Jajak pendapat stasiun televisi Channel 12 menunjukkan 36 persen responden lebih memilih Netanyahu sebagai perdana menteri dibandingkan Gantz. Sementara Gantz hanya mendapatkan 30 persen. Pada 18 Mei 2023 lalu Netanyahu mendapat 38 persen dukungan sementara Gantz 37 persen.
Gantz lebih unggul dibandingkan Netanyahu sejak serangan mendadak Hamas pada 7 Oktober lalu.
Pada pekan lalu, pemimpin oposisi Israel Yair Lapid mendesak Perdana Menteri Benjamin Netanyahu untuk mengakui Palestina sebagai sebuah negara berdaulat dengan adanya kondisi dan jaminan tertentu. Lapid, ketua partai Yesh Atid yang berhaluan tengah, membuat pernyataan tersebut setelah Norwegia, Irlandia, dan Spanyol pada Rabu mengumumkan bahwa mereka mengakui Palestina sebagai negara mulai 28 Mei.
Lapid menyalahkan Menteri Keamanan Nasional Ben-Gvir yang mencegah Netanyahu untuk mengadopsi langkah tersebut, menurut laporan harian lokal Yedioth Ahronoth. Dia mengkritik ekstremis Ben-Gvir, yang “tidak mengizinkan” Netanyahu mengumumkan kesiapannya untuk mengakui Palestina sebagai sebuah negara, dan menggambarkan situasi saat ini sebagai “kegilaan yang kami alami.”
“Netanyahu harus menyatakan bahwa dalam kondisi tertentu dan jaminan khusus, dia bersedia menerima negara Palestina di masa depan yang ikut memerangi terorisme,” ujarnya, Rabu pekan lalu.
Namun, Lapid tidak menjelaskan secara rinci dalam konferensi pers mengenai kondisi dan jaminan tersebut, atau sifat kerja sama dari negara Palestina yang diusulkan.
"Ini tidak akan terjadi dengan pemerintahan ini. Kita perlu menggantikan (pemerintahan Netanyahu) dan membentuk pemerintahan yang efektif,” tegas Lapid.
Sejak 2022, Israel telah diatur oleh koalisi sayap kanan pimpinan Netanyahu, yang menolak keras ide pembentukan negara Palestina. Namun, pengumuman dari tiga negara Eropa tersebut ternyata selaras dengan pernyataan kepala kebijakan luar negeri UE Josep Borrell pada X, yang bersumpah akan "bekerja tanpa henti" untuk mempromosikan posisi bersama UE mengenai solusi dua negara, dan adanya peningkatan tekanan terhadap Israel untuk menerima hak-hak Palestina dan mengakhiri serangan yang sedang berlangsung di Jalur Gaza.
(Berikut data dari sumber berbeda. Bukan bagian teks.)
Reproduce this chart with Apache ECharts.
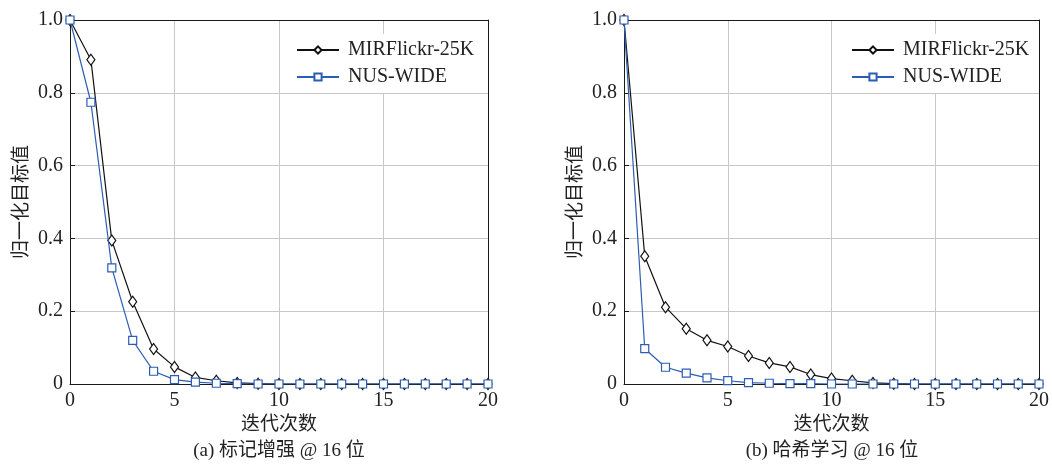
<!DOCTYPE html>
<html>
<head>
<meta charset="utf-8">
<script src="https://cdn.jsdelivr.net/npm/echarts@6/dist/echarts.min.js"></script>
<style>
html,body{margin:0;padding:0;background:#fff;}
#c{width:1052px;height:465px;}
</style>
</head>
<body>
<div id="c"></div>
<script>
// Data
var iterations = [0,1,2,3,4,5,6,7,8,9,10,11,12,13,14,15,16,17,18,19,20];
var seriesNames = ['MIRFlickr-25K', 'NUS-WIDE'];
var panelA_MIR = [1.0,0.891,0.394,0.226,0.096,0.047,0.018,0.009,0.003,0.001,0,0,0,0,0,0,0,0,0,0,0];
var panelA_NUS = [1.0,0.774,0.319,0.120,0.035,0.012,0.005,0.002,0.001,0,0,0,0,0,0,0,0,0,0,0,0];
var panelB_MIR = [1.0,0.351,0.211,0.152,0.120,0.103,0.077,0.058,0.047,0.026,0.015,0.009,0.003,0.001,0,0,0,0,0,0,0];
var panelB_NUS = [1.0,0.097,0.046,0.030,0.017,0.009,0.004,0.002,0.001,0.001,0,0,0,0,0,0,0,0,0,0,0];
var xTicks = [0,5,10,15,20];
var yTicks = [0,0.2,0.4,0.6,0.8,1.0];
var captions = ['(a) 标记增强 @ 16 位', '(b) 哈希学习 @ 16 位'];
var xName = '迭代次数';
var yName = '归一化目标值';

var SERIF = '"Liberation Serif","DejaVu Serif",serif';
var CJK = '"Liberation Serif","Noto Sans CJK SC",serif';
var BLUE = '#2c5cb4';
var BLACK = '#111';
var AXIS = '#1a1a1a';

function pairs(ys){ return iterations.map(function(x,i){ return [x, ys[i]]; }); }

var grids = [
  {left:70, top:20, width:418, height:364},
  {left:624, top:20, width:417, height:364}
];

var xAxes = [], yAxes = [];
[0,1].forEach(function(i){
  xAxes.push({
    type:'value', gridIndex:i, position:'bottom', min:xTicks[0], max:xTicks[xTicks.length-1], interval:5,
    name:xName, nameLocation:'middle', nameGap:29,
    nameTextStyle:{fontFamily:CJK, fontSize:19, color:'#222'},
    axisLine:{show:true, onZero:false, lineStyle:{color:AXIS, width:1}},
    axisTick:{show:true, inside:true, length:5, lineStyle:{color:AXIS}},
    axisLabel:{fontFamily:SERIF, fontSize:20, color:'#222', margin:7},
    splitLine:{show:true, showMinLine:false, showMaxLine:false, lineStyle:{color:'#c8c8c8', width:1}}
  });
  xAxes.push({
    type:'value', gridIndex:i, position:'top', min:xTicks[0], max:xTicks[xTicks.length-1], interval:5,
    axisLine:{show:true, onZero:false, lineStyle:{color:AXIS, width:1}},
    axisTick:{show:false}, axisLabel:{show:false}, splitLine:{show:false}
  });
  yAxes.push({
    type:'value', gridIndex:i, position:'left', min:yTicks[0], max:yTicks[yTicks.length-1], interval:0.2,
    name:yName, nameLocation:'middle', nameGap:38,
    nameTextStyle:{fontFamily:CJK, fontSize:19, color:'#222'},
    axisLine:{show:true, onZero:false, lineStyle:{color:AXIS, width:1}},
    axisTick:{show:true, inside:true, length:5, lineStyle:{color:AXIS}},
    axisLabel:{fontFamily:SERIF, fontSize:20, color:'#222', margin:7,
      formatter:function(v){ return v===0 ? '0' : v.toFixed(1); }},
    splitLine:{show:true, showMinLine:false, showMaxLine:false, lineStyle:{color:'#c8c8c8', width:1}}
  });
  yAxes.push({
    type:'value', gridIndex:i, position:'right', min:yTicks[0], max:yTicks[yTicks.length-1], interval:0.2,
    axisLine:{show:true, onZero:false, lineStyle:{color:AXIS, width:1}},
    axisTick:{show:false}, axisLabel:{show:false}, splitLine:{show:false}
  });
});

var option = {
  backgroundColor:'#fff',
  animation:false,
  grid: grids,
  xAxis: xAxes,
  yAxis: yAxes,
  legend: [0,1].map(function(i){ return {
    data: seriesNames.map(function(n){ return {name:n}; }),
    left: i===0 ? 290 : 845, top:34, orient:'vertical',
    itemWidth:42, itemHeight:9, itemGap:7,
    backgroundColor:'#fff', padding:[6,6,6,6],
    textStyle:{fontFamily:SERIF, fontSize:20, color:'#222', padding:[0,0,0,4]}
  };}),
  title: [0,1].map(function(i){ return {
    text: captions[i], left: i===0 ? 279 : 832, top:442, textAlign:'center', padding:0,
    textStyle:{fontFamily:CJK, fontSize:19, fontWeight:'normal', color:'#222'}
  };}),
  series: []
};

var panels = [[panelA_MIR, panelA_NUS],[panelB_MIR, panelB_NUS]];
panels.forEach(function(p, gi){
  option.series.push({
    name:seriesNames[0], type:'line', xAxisIndex:gi*2, yAxisIndex:gi*2,
    data:pairs(p[0]), symbol:'diamond', symbolSize:[8,11], showAllSymbol:true,
    lineStyle:{color:BLACK, width:1.2}, itemStyle:{color:'#fff', borderColor:BLACK, borderWidth:1.2},
    color:BLACK, z:6
  });
  option.series.push({
    name:seriesNames[1], type:'line', xAxisIndex:gi*2, yAxisIndex:gi*2,
    data:pairs(p[1]), symbol:'rect', symbolSize:8, showAllSymbol:true,
    lineStyle:{color:BLUE, width:1.2}, itemStyle:{color:'#fff', borderColor:BLUE, borderWidth:1.2},
    color:BLUE, z:7
  });
});

var chart = echarts.init(document.getElementById('c'));
chart.setOption(option);
</script>
</body>
</html>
Pengumuman oleh tiga negara Eropa muncul ketika Israel terus melanjutkan serangan brutalnya di Jalur Gaza sejak 7 Oktober, meskipun resolusi Dewan Keamanan PBB menyerukan gencatan senjata segera. Palestina sudah diakui oleh delapan negara Eropa yaitu Bulgaria, Polandia, Republik Ceska, Rumania, Slovakia, Hongaria, Swedia, dan pemerintahan Siprus Yunani.